While Aurangzeb banned Holi, the celebration were later restarted after the death of Emperor Aurangzeb. Bahadur Shah Zafar himself wrote a song for the festival, while poets such as Amir Khusrau, Ibrahim Raskhan, Nazeer Akbarabadi and Mehjoor Lakhnavi relished it in their writings.
Sikhs have traditionally celebrated the festival
Sikhs have traditionally celebrated the festival, at least through the 19th century, with its historic texts referring to it as Hola. Guru Gobind Singh – the last human guru of the Sikhs – modified Holi with a three-day Hola Mohalla extension festival of martial arts. The extension started the day after the Holi festival in Anandpur Sahib, where Sikh soldiers would train in mock battles, compete in horsemanship, athletics, archery and military exercises.

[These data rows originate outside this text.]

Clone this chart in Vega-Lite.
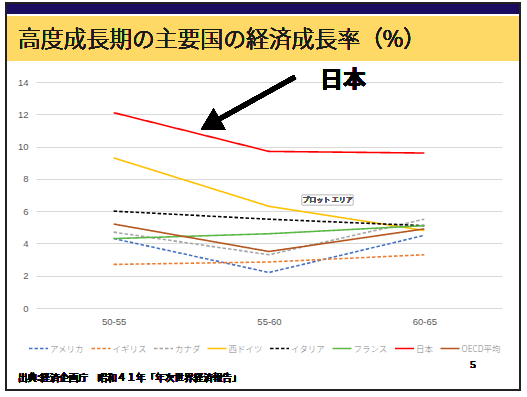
{
  "$schema": "https://vega.github.io/schema/vega-lite/v6.json",
  "width": 466,
  "height": 226,
  "autosize": {"type": "none"},
  "padding": {"left": 36, "top": 82, "right": 25, "bottom": 89},
  "background": "white",
  "config": {
    "view": {"stroke": null},
    "font": "Noto Sans CJK JP"
  },
  "data": {
    "values": [
      {"period": "50-55", "country": "アメリカ", "rate": 4.3},
      {"period": "55-60", "country": "アメリカ", "rate": 2.2},
      {"period": "60-65", "country": "アメリカ", "rate": 4.5},
      {"period": "50-55", "country": "イギリス", "rate": 2.7},
      {"period": "55-60", "country": "イギリス", "rate": 2.85},
      {"period": "60-65", "country": "イギリス", "rate": 3.3},
      {"period": "50-55", "country": "カナダ", "rate": 4.7},
      {"period": "55-60", "country": "カナダ", "rate": 3.3},
      {"period": "60-65", "country": "カナダ", "rate": 5.5},
      {"period": "50-55", "country": "西ドイツ", "rate": 9.3},
      {"period": "55-60", "country": "西ドイツ", "rate": 6.3},
      {"period": "60-65", "country": "西ドイツ", "rate": 4.8},
      {"period": "50-55", "country": "イタリア", "rate": 6.0},
      {"period": "55-60", "country": "イタリア", "rate": 5.5},
      {"period": "60-65", "country": "イタリア", "rate": 5.1},
      {"period": "50-55", "country": "フランス", "rate": 4.3},
      {"period": "55-60", "country": "フランス", "rate": 4.6},
      {"period": "60-65", "country": "フランス", "rate": 5.1},
      {"period": "50-55", "country": "日本", "rate": 12.1},
      {"period": "55-60", "country": "日本", "rate": 9.7},
      {"period": "60-65", "country": "日本", "rate": 9.6},
      {"period": "50-55", "country": "OECD平均", "rate": 5.2},
      {"period": "55-60", "country": "OECD平均", "rate": 3.5},
      {"period": "60-65", "country": "OECD平均", "rate": 4.9}
    ]
  },
  "resolve": {"scale": {"x": "independent"}, "axis": {"x": "independent", "y": "independent"}},
  "layer": [
    {
      "mark": {"type": "line", "strokeWidth": 1.6},
      "encoding": {
        "x": {
          "field": "period", "type": "nominal",
          "scale": {"type": "point", "padding": 0.5},
          "axis": {"title": null, "labelAngle": 0, "domain": false, "ticks": false, "labelPadding": 8, "labelColor": "#595959", "labelFontSize": 9.5, "labelFont": "Liberation Sans"}
        },
        "y": {
          "field": "rate", "type": "quantitative",
          "scale": {"domain": [0, 14], "nice": false, "zero": false},
          "axis": {"title": null, "values": [0, 2, 4, 6, 8, 10, 12, 14], "labelOverlap": false, "domain": false, "ticks": false, "labelPadding": 8, "labelColor": "#595959", "labelFontSize": 9.5, "labelFont": "Liberation Sans", "gridColor": "#D9D9D9", "gridWidth": 1}
        },
        "color": {
          "field": "country", "type": "nominal",
          "scale": {
            "domain": ["アメリカ", "イギリス", "カナダ", "西ドイツ", "イタリア", "フランス", "日本", "OECD平均"],
            "range": ["#4472C4", "#ED7D31", "#A5A5A5", "#FFC000", "#000000", "#5CB845", "#FF0000", "#B5561F"]
          },
          "legend": {
            "title": null, "orient": "none", "legendX": -8, "legendY": 256, "direction": "horizontal", "columns": 8,
            "symbolType": "stroke", "symbolSize": 361, "symbolStrokeWidth": 1.6, "labelOffset": 1, "columnPadding": 2.5,
            "labelFontSize": 8.5, "labelColor": "#7F7F7F", "labelFont": "Noto Sans CJK JP", "labelFontWeight": 300
          }
        },
        "strokeDash": {
          "field": "country", "type": "nominal",
          "scale": {
            "domain": ["アメリカ", "イギリス", "カナダ", "西ドイツ", "イタリア", "フランス", "日本", "OECD平均"],
            "range": [[3.5, 2], [3.5, 2], [3.5, 2], [1, 0], [3.5, 2], [1, 0], [1, 0], [1, 0]]
          }
        },
        "strokeWidth": {
          "condition": {"test": "datum.country === '日本'", "value": 2.2},
          "value": 1.6
        },
        "order": {"field": "period"}
      }
    },
    {
      "layer": [
        {
          "mark": {"type": "rect", "fill": "#1A0C5E"},
          "encoding": {
            "x": {"datum": -0.6931, "type": "quantitative", "scale": {"domain": [-0.5, 2.5], "nice": false, "zero": false}, "axis": null},
            "x2": {"datum": 2.6159},
            "y": {"datum": 18.894, "type": "quantitative", "scale": {"domain": [0, 14], "nice": false, "zero": false}, "axis": null},
            "y2": {"datum": 18.213}
          }
        },
        {
          "mark": {"type": "rect", "fill": "#FFD966"},
          "encoding": {
            "x": {"datum": -0.687, "type": "quantitative", "scale": {"domain": [-0.5, 2.5], "nice": false, "zero": false}, "axis": null},
            "x2": {"datum": 2.609},
            "y": {"datum": 18.088, "type": "quantitative", "scale": {"domain": [0, 14], "nice": false, "zero": false}, "axis": null},
            "y2": {"datum": 15.301}
          }
        },
        {
          "mark": {"type": "rect", "fill": null, "stroke": "#222222", "strokeWidth": 1.5},
          "encoding": {
            "x": {"datum": -0.6931, "type": "quantitative", "scale": {"domain": [-0.5, 2.5], "nice": false, "zero": false}, "axis": null},
            "x2": {"datum": 2.6159},
            "y": {"datum": 18.894, "type": "quantitative", "scale": {"domain": [0, 14], "nice": false, "zero": false}, "axis": null},
            "y2": {"datum": -5.0796}
          }
        },
        {
          "mark": {"type": "text", "text": "高度成長期の主要国の経済成長率（%）", "align": "left", "baseline": "middle", "fontSize": 22.8, "fontWeight": 300, "font": "Noto Sans CJK JP", "color": "#1A1A1A"},
          "encoding": {
            "x": {"datum": -0.6159, "type": "quantitative", "scale": {"domain": [-0.5, 2.5], "nice": false, "zero": false}, "axis": null},
            "y": {"datum": 16.602, "type": "quantitative", "scale": {"domain": [0, 14], "nice": false, "zero": false}, "axis": null}
          }
        },
        {
          "mark": {"type": "text", "text": "日本", "align": "center", "baseline": "middle", "fontSize": 23, "fontWeight": "bold", "font": "Noto Sans CJK JP", "color": "#000000"},
          "encoding": {
            "x": {"datum": 1.4764, "type": "quantitative", "scale": {"domain": [-0.5, 2.5], "nice": false, "zero": false}, "axis": null},
            "y": {"datum": 14.124, "type": "quantitative", "scale": {"domain": [0, 14], "nice": false, "zero": false}, "axis": null}
          }
        },
        {
          "mark": {"type": "rule", "stroke": "#000000", "strokeWidth": 4.5},
          "encoding": {
            "x": {"datum": 1.1674, "type": "quantitative", "scale": {"domain": [-0.5, 2.5], "nice": false, "zero": false}, "axis": null},
            "x2": {"datum": 0.6459},
            "y": {"datum": 14.31, "type": "quantitative", "scale": {"domain": [0, 14], "nice": false, "zero": false}, "axis": null},
            "y2": {"datum": 11.522}
          }
        },
        {
          "mark": {"type": "point", "shape": "triangle-up", "filled": true, "color": "#000000", "size": 600, "angle": 241, "opacity": 1},
          "encoding": {
            "x": {"datum": 0.6218, "type": "quantitative", "scale": {"domain": [-0.5, 2.5], "nice": false, "zero": false}, "axis": null},
            "y": {"datum": 11.383, "type": "quantitative", "scale": {"domain": [0, 14], "nice": false, "zero": false}, "axis": null}
          }
        },
        {
          "mark": {"type": "rect", "fill": "#FFFFFF", "stroke": "#D0D0D0", "strokeWidth": 1, "cornerRadius": 1},
          "encoding": {
            "x": {"datum": 1.2125, "type": "quantitative", "scale": {"domain": [-0.5, 2.5], "nice": false, "zero": false}, "axis": null},
            "x2": {"datum": 1.5408},
            "y": {"datum": 7.0, "type": "quantitative", "scale": {"domain": [0, 14], "nice": false, "zero": false}, "axis": null},
            "y2": {"datum": 6.381}
          }
        },
        {
          "mark": {"type": "text", "text": "プロット エリア", "align": "center", "baseline": "middle", "fontSize": 7, "fontWeight": 300, "font": "Noto Sans CJK JP", "color": "#555555"},
          "encoding": {
            "x": {"datum": 1.3768, "type": "quantitative", "scale": {"domain": [-0.5, 2.5], "nice": false, "zero": false}, "axis": null},
            "y": {"datum": 6.69, "type": "quantitative", "scale": {"domain": [0, 14], "nice": false, "zero": false}, "axis": null}
          }
        },
        {
          "mark": {"type": "text", "text": "出典:経済企画庁　昭和４１年「年次世界経済報告」", "align": "left", "baseline": "middle", "fontSize": 9.6, "fontWeight": 500, "font": "Noto Sans CJK JP", "color": "#000000"},
          "encoding": {
            "x": {"datum": -0.6159, "type": "quantitative", "scale": {"domain": [-0.5, 2.5], "nice": false, "zero": false}, "axis": null},
            "y": {"datum": -4.336, "type": "quantitative", "scale": {"domain": [0, 14], "nice": false, "zero": false}, "axis": null}
          }
        },
        {
          "mark": {"type": "text", "text": "5", "align": "center", "baseline": "middle", "fontSize": 11, "font": "Liberation Serif", "color": "#000000"},
          "encoding": {
            "x": {"datum": 2.3133, "type": "quantitative", "scale": {"domain": [-0.5, 2.5], "nice": false, "zero": false}, "axis": null},
            "y": {"datum": -3.531, "type": "quantitative", "scale": {"domain": [0, 14], "nice": false, "zero": false}, "axis": null}
          }
        }
      ]
    }
  ]
}
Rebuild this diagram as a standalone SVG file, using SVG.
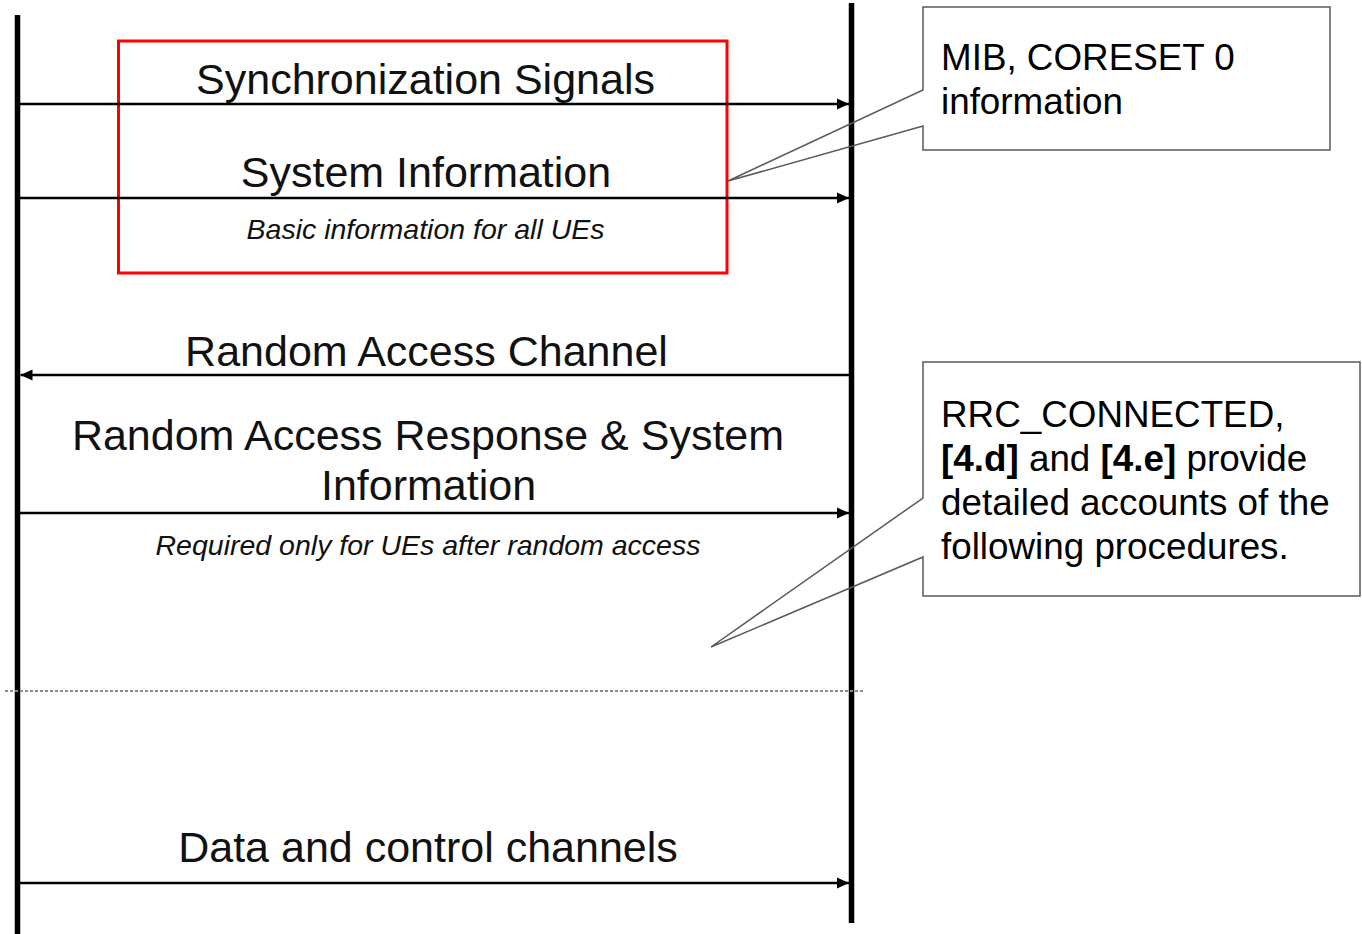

Holi was observed by Maharaja Ranjit Singh and his Sikh Empire that extended across what are now northern parts of India and Pakistan. According to a report by Tribune India, Sikh court records state that 300 mounds of colours were used in 1837 by Ranjit Singh and his officials in Lahore. Ranjit Singh would celebrate Holi with others in the Bilawal gardens, where decorative tents were set up. In 1837, Sir Henry Fane who was the commander-in-chief of the British Indian army joined the Holi celebrations organised by Ranjit Singh. A mural in the Lahore Fort was sponsored by Ranjit Singh and it showed the Hindu god Krishna playing Holi with gopis. After the death of Ranjit Singh, his Sikh sons and others continued to play Holi every year with colors and lavish festivities. The colonial British officials joined these celebrations.